Kersaint, dans le Bon sens ; Brissot, Clavière, Condorcet, Target, Cérutti, Antonelle, Volney dans le Moniteur ; Thouret et Servan, l'un à Rouen, l'autre dans le Midi ; Mounier en Provence, invoquaient ardemment les droits du tiers, parlaient avec éloquence de la justice, du droit, de la raison. Dans l'Orateur pour les états généraux, pamphlet dont la véhémence obtint un succès immense, Carra s'indignait du nom de sujets donné aux membres des états assemblés, il rappelait que la nation était le souverain véritable, et le roi son subdélégué seulement. Des brochures concises, énergiques, des proclamations pittoresques passaient de boutique en boutique, couraient de rue en rue, parvenaient au village, et, malgré des alarmes vigilantes, pénétraient jusqu'au foyer du pauvre : — Avis aux Parisiens, — Avis au public, — Avis aux bonnes gens, — Manière de s'assembler[5]. Tous ces textes, on les commentait en plein vent, et ils portaient à la foule l'émotion des lettrés. Des avocats donnèrent, en forme de mémoires, des consultations pour la cause du tiers[6]. Le médecin Guillotin, dont le nom allait devenir le baptême de l'échafaud, rédigea une Pétition des citoyens de Paris, signée par les six corps des marchands et offerte aux signatures chez les notaires. Et aussitôt le parlement de mander à sa barre, avec le rédacteur de l'écrit, les notaires chargés des adhésions ; mais l'entraînement populaire avait quelque chose de si impérieux que la magistrature n'osa sévir et balbutia même des éloges. Puis, c'étaient, chaque jour, des écrivains qui partaient de Paris pour aller répandre dans les provinces cette vie enflammée de la capitale. Volney s'établit à Rennes, comme une sentinelle. Mangourit publia le Héraut de la nation, et passionna la Bretagne. Cérutti écrivait[7] : Le peuple est le seul corps qui ne vive pas d'abus et qui en meure quelquefois.

Bientôt nous verrons le Palais-Royal devenir le principal foyer de ces ardeurs. Ses trois longues galeries, construites par le duc d'Orléans, ses allées de jeunes tilleuls remplaçant les sombres avenues de marronniers seront le rendez-vous permanent de la foule. Dans un jardin de prince, camp et forum tout à la fois, des tribuns inconnus viendront monter sur des chaises et lire au peuple d'éphémères brochures, destinées au commentaire des acclamations ou des huées. Mais son orageuse célébrité, le Palais-Royal ne l'avait pas conquise encore. Déjà, néanmoins, de nombreuses boutiques de libraires, approvisionnées de tous les pamphlets nouveaux, en faisaient la bibliothèque des passions ; déjà il promettait un théâtre à deux orateurs que feront repasser sous nos yeux les scènes populaires : le marquis de Saint-Huruge, sorti de Charenton depuis quelques années et parlant de la liberté avec la colère de la prison, et Camille Desmoulins qui, par sa fougueuse jeunesse, par les saillies de son esprit athénien, commençait à charmer cette révolution dont il fut la victime, spirituelle, inconséquente et légère jusqu'à l'échafaud.

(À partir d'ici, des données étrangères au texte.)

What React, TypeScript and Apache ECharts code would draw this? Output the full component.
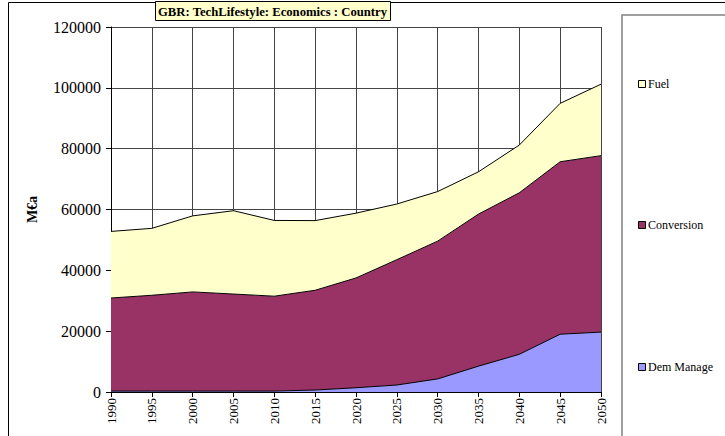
import React, { useEffect, useRef } from "react";
import * as echarts from "echarts";

const years = ["1990", "1995", "2000", "2005", "2010", "2015", "2020", "2025", "2030", "2035", "2040", "2045", "2050"];
const demManage = [300, 300, 300, 300, 300, 650, 1400, 2300, 4300, 8500, 12400, 19000, 19700];
const conversion = [30600, 31500, 32600, 31900, 31200, 32800, 36100, 41200, 45300, 50000, 53100, 56700, 58000];
const fuel = [21900, 22000, 25000, 27400, 24900, 22900, 21300, 18300, 16300, 13900, 15700, 19200, 23500];

const seriesNames = ["Dem Manage", "Conversion", "Fuel"];
const seriesColors = ["#9999FF", "#993366", "#FFFFCC"];
const legendYs = [367, 225, 84];

const FONT = "Liberation Serif";

export default function App() {
  const ref = useRef<HTMLDivElement>(null);
  useEffect(() => {
    document.body.style.margin = "0";
    const chart = echarts.init(ref.current!, null, { renderer: "svg" });
    const mk = (name: string, data: number[], color: string) => ({
      name,
      type: "line",
      stack: "total",
      data,
      symbol: "none",
      lineStyle: { color: "#000", width: 1 },
      itemStyle: { color, borderColor: "#000", borderWidth: 1 },
      areaStyle: { color, opacity: 1 },
    });
    const legendGraphics: any[] = [];
    seriesNames.forEach((n, i) => {
      legendGraphics.push({
        type: "rect",
        shape: { x: 638.5, y: legendYs[i] - 3.5, width: 7, height: 7 },
        style: { fill: seriesColors[i], stroke: "#000", lineWidth: 1 },
        silent: true,
      });
      legendGraphics.push({
        type: "text",
        x: 648,
        y: legendYs[i],
        style: { text: n, fontFamily: FONT, fontSize: 12, fill: "#000", verticalAlign: "middle", align: "left" },
        silent: true,
      });
    });
    chart.setOption({
      animation: false,
      backgroundColor: "#fff",
      textStyle: { fontFamily: FONT },
      title: {
        text: "GBR: TechLifestyle: Economics : Country",
        left: 155,
        top: 1,
        padding: [4, 3, 3, 3],
        backgroundColor: "#FFFFCC",
        borderColor: "#000",
        borderWidth: 1,
        textStyle: { fontFamily: FONT, fontSize: 12.7, fontWeight: "bold", color: "#000" },
      },
      graphic: [
        { type: "rect", shape: { x: 8.5, y: 2.5, width: 800, height: 500 }, style: { fill: "none", stroke: "#000", lineWidth: 1 }, silent: true, z: -10 },
        { type: "rect", shape: { x: 622, y: 15, width: 200, height: 500 }, style: { fill: "none", stroke: "#808080", lineWidth: 1.5 }, silent: true, z: -10 },
        ...legendGraphics,
      ],
      grid: { left: 111, top: 27, right: 124, bottom: 44, containLabel: false },
      xAxis: {
        type: "category",
        data: years,
        boundaryGap: false,
        axisLine: { lineStyle: { color: "#000", width: 1 } },
        axisTick: { show: true, length: 5, lineStyle: { color: "#000" } },
        axisLabel: { rotate: 90, fontFamily: FONT, fontSize: 13, color: "#000", margin: 6 },
        splitLine: { show: true, lineStyle: { color: "#444", width: 1 } },
      },
      yAxis: {
        type: "value",
        min: 0,
        max: 120000,
        interval: 20000,
        name: "M€a",
        nameLocation: "middle",
        nameGap: 72,
        nameRotate: 90,
        nameTextStyle: { fontFamily: FONT, fontSize: 14, fontWeight: "bold", color: "#000" },
        axisLine: { show: true, lineStyle: { color: "#000", width: 1 } },
        axisTick: { show: true, length: 5, lineStyle: { color: "#000" } },
        axisLabel: { fontFamily: FONT, fontSize: 16, color: "#000", margin: 10, formatter: (v: number) => String(v) },
        splitLine: { show: true, lineStyle: { color: "#444", width: 1 } },
      },
      series: seriesNames.map((n, i) => mk(n, [demManage, conversion, fuel][i], seriesColors[i])),
    });
    return () => chart.dispose();
  }, []);
  return <div ref={ref} style={{ width: 725, height: 436 }} />;
}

Deux questions vives occupaient les esprits.

Le tiers état nommerait-il, à lui seul, autant de députés que les deux autres ordres réunis ?

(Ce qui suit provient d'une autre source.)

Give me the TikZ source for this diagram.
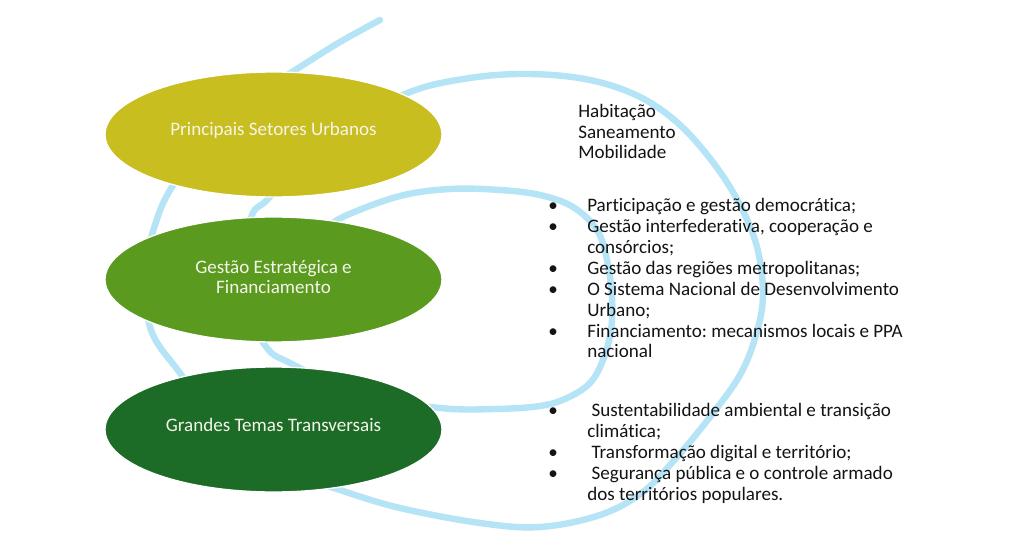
\documentclass[tikz,border=0pt]{standalone}
\usepackage{fontspec}
\setmainfont{Carlito}[Ligatures=NoCommon]
\frenchspacing
\usetikzlibrary{shapes.geometric, positioning}

\definecolor{setorcol}{RGB}{200,190,31}
\definecolor{gestaocol}{RGB}{90,154,31}
\definecolor{temacol}{RGB}{28,107,39}
\definecolor{spiralblue}{RGB}{181,228,247}
\definecolor{ovaltxt}{RGB}{245,245,232}
\definecolor{listcol}{RGB}{20,20,20}

\newcommand{\bul}{\llap{\makebox[29.25pt][l]{\textbullet}}}

\tikzset{
  oval/.style={ellipse, minimum width=252.75pt, minimum height=93.75pt, inner sep=0pt, draw=white, line width=1pt},
  ovaltext/.style={text=ovaltxt, align=center, font=\fontsize{14.3}{15.5}\selectfont},
  listtext/.style={anchor=base west, align=left, inner sep=0pt, text=listcol, font=\fontsize{14.3}{15.65}\selectfont},
  spiral/.style={draw=spiralblue, line width=4.8pt, line cap=round}
}

\begin{document}
\begin{tikzpicture}[x=0.75pt, y=-0.75pt]
  \useasboundingbox[fill=white] (0,0) rectangle (1015,549);

  % spiral behind the ovals
  \draw[spiral] plot[smooth, tension=0.6] coordinates {
    (380,20) (340,42) (300,67) (250,100) (210,140) (172,187) (155,225) (147,265)
    (150,327) (180,373) (230,435) (290,472) (340,490) (400,508) (480,523) (540,527)
    (600,515) (643,492) (677,457) (710,417) (740,375) (756,335) (763,295) (757,247)
    (740,205) (715,165) (680,125) (640,97) (590,80) (530,74) (470,78) (410,92)
    (350,125) (300,165) (267,200) (252,215) (243,260) (248,310) (267,348) (290,363)
    (360,395) (440,408) (495,409) (540,406) (567,398) (590,383) (603,360) (611,330)
    (612,297) (607,260) (597,230) (573,207) (540,195) (500,190) (450,189) (400,196)
    (345,216) (320,232)};

  % ovals
  \node[oval, fill=setorcol] (setores) at (273.5,134.5) {};
  \node[ovaltext] (setorestxt) at (273.5,130) {Principais Setores Urbanos};

  \node[oval, fill=gestaocol] (gestao) at (273.5,279.5) {};
  \node[ovaltext] (gestaotxt) at (273.5,277) {Gestão Estratégica e\\Financiamento};

  \node[oval, fill=temacol] (temas) at (273.5,429.5) {};
  \node[ovaltext] (temastxt) at (273.5,425) {Grandes Temas Transversais};

  % lists on the right (anchored at the last baseline)
  \node[listtext] (setoreslist) at (578,159) {Habitação\\Saneamento\\Mobilidade};

  \node[listtext] (gestaolist) at (587,358) {%
    \bul Participação e gestão democrática;\\
    \bul Gestão interfederativa, cooperação e\\
    consórcios;\\
    \bul Gestão das regiões metropolitanas;\\
    \bul O Sistema Nacional de Desenvolvimento\\
    Urbano;\\
    \bul Financiamento: mecanismos locais e PPA\\
    nacional};

  \node[listtext] (temaslist) at (587,500) {%
    \bul{} Sustentabilidade ambiental e transição\\
    climática;\\
    \bul{} Transformação digital e território;\\
    \bul{} Segurança pública e o controle armado\\
    dos territórios populares.};
\end{tikzpicture}
\end{document}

Dans l'assemblée des états généraux, le vote aurait-il lieu par ordre ou par tête ?

Quoi ! vingt-cinq millions de Français n'auraient pas le même nombre de représentants que quelques centaines de privilégiés ! Quoi ! d'un côté une caste, un seul intérêt sous deux formes ; de l'autre mille intérêts divers, l'agriculture, le commerce, l'industrie, le barreau, les universités, les administrations ; ici une seule voix et tout au plus deux, là mille voix à entendre. Et l'on osait contester à ce corps si important, si nombreux, si multiple, si actif, du tiers, une représentation égale à celle de deux ordres qui n'exprimaient que l'idée de l'autel et l'idée des armes !

Sans doute, répondaient les publicistes de la noblesse et du clergé, on pourrait accorder au tiers l'égalité de représentation s'il consentait à la délibération par ordre ; mais ne réclame-t-il pas la délibération en commun, le vote par tête, et de quelle importance n'est pas alors ce doublement du tiers ?

On conçoit combien il fut facile à Mounier, à Malouet, aux écrivains de la bourgeoisie, de réfuter d'aussi vains arguments. Le doublement du tiers était décisif : impossible de le nier ; mais n'était-il pas raisonnable et juste qu'il en fût ainsi ? Avec trois chambres délibérant à part et possédant chacune droit de veto sur les deux autres, quels abus corrigerait-on ? Laisser à ceux qui profitaient du mal la faculté d'arrêter le bien par leur opposition, n'était-ce pas folie ? Le moyen, d'ailleurs, d'arriver à l'unité au travers de tant d'invincibles obstacles que créerait l'antagonisme de trois chambres souveraines ! C'était l'impuissance même, et l'impuissance par l'anarchie.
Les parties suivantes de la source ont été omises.